--- Start of Excerpted records ---
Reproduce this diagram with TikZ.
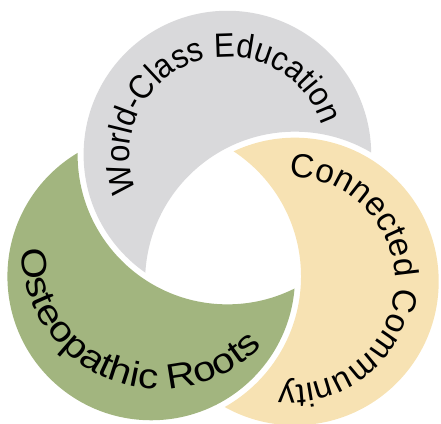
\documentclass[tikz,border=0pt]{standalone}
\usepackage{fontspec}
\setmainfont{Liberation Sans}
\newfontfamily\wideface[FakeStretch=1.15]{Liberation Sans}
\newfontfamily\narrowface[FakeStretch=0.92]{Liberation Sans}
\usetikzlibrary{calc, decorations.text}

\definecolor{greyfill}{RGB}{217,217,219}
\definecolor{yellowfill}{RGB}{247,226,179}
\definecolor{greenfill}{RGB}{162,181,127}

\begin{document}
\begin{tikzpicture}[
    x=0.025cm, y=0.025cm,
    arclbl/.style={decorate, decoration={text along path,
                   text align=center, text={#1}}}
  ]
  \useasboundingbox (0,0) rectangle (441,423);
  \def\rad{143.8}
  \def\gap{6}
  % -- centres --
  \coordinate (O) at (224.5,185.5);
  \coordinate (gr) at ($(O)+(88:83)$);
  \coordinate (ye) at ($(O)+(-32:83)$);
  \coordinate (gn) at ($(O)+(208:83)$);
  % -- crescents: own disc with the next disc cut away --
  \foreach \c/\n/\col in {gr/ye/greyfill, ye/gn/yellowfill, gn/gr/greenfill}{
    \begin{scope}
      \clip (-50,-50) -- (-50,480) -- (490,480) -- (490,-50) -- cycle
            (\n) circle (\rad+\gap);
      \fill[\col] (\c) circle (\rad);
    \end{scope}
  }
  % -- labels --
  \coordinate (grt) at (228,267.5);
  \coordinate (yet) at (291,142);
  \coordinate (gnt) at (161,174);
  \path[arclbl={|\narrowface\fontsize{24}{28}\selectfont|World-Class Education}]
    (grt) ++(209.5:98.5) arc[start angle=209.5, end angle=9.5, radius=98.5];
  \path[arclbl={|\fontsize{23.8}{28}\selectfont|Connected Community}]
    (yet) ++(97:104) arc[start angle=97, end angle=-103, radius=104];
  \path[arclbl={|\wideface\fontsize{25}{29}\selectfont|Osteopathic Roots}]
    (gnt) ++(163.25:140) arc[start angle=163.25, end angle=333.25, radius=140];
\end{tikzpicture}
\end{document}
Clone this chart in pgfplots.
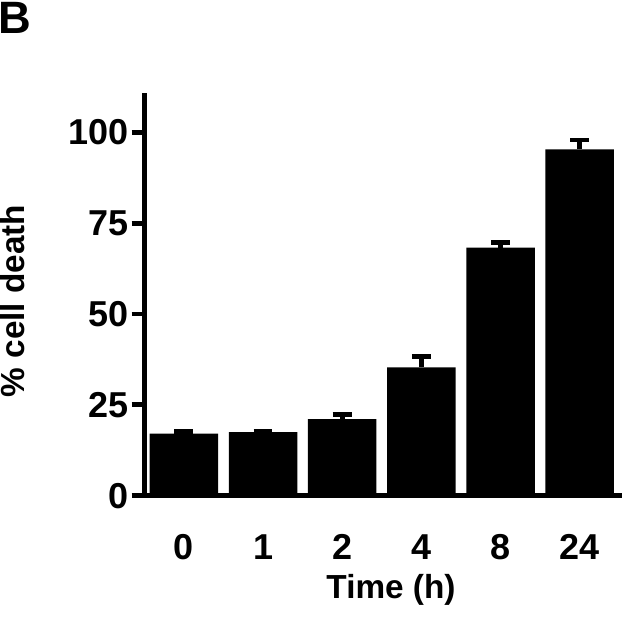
--- End of Excerpted records ---
■ **Objective**:
Retype the whole listing, keeping every line identical and omitting all pictures.

■ **Output below**:
Reproduce this diagram with TikZ.
\documentclass[tikz,border=0pt]{standalone}
\usepackage{fontspec}
\setmainfont{Liberation Sans}
\newfontfamily\wideface[FakeStretch=1.15]{Liberation Sans}
\newfontfamily\narrowface[FakeStretch=0.92]{Liberation Sans}
\usetikzlibrary{calc, decorations.text}

\definecolor{greyfill}{RGB}{217,217,219}
\definecolor{yellowfill}{RGB}{247,226,179}
\definecolor{greenfill}{RGB}{162,181,127}

\begin{document}
\begin{tikzpicture}[
    x=0.025cm, y=0.025cm,
    arclbl/.style={decorate, decoration={text along path,
                   text align=center, text={#1}}}
  ]
  \useasboundingbox (0,0) rectangle (441,423);
  \def\rad{143.8}
  \def\gap{6}
  % -- centres --
  \coordinate (O) at (224.5,185.5);
  \coordinate (gr) at ($(O)+(88:83)$);
  \coordinate (ye) at ($(O)+(-32:83)$);
  \coordinate (gn) at ($(O)+(208:83)$);
  % -- crescents: own disc with the next disc cut away --
  \foreach \c/\n/\col in {gr/ye/greyfill, ye/gn/yellowfill, gn/gr/greenfill}{
    \begin{scope}
      \clip (-50,-50) -- (-50,480) -- (490,480) -- (490,-50) -- cycle
            (\n) circle (\rad+\gap);
      \fill[\col] (\c) circle (\rad);
    \end{scope}
  }
  % -- labels --
  \coordinate (grt) at (228,267.5);
  \coordinate (yet) at (291,142);
  \coordinate (gnt) at (161,174);
  \path[arclbl={|\narrowface\fontsize{24}{28}\selectfont|World-Class Education}]
    (grt) ++(209.5:98.5) arc[start angle=209.5, end angle=9.5, radius=98.5];
  \path[arclbl={|\fontsize{23.8}{28}\selectfont|Connected Community}]
    (yet) ++(97:104) arc[start angle=97, end angle=-103, radius=104];
  \path[arclbl={|\wideface\fontsize{25}{29}\selectfont|Osteopathic Roots}]
    (gnt) ++(163.25:140) arc[start angle=163.25, end angle=333.25, radius=140];
\end{tikzpicture}
\end{document}
Clone this chart in pgfplots.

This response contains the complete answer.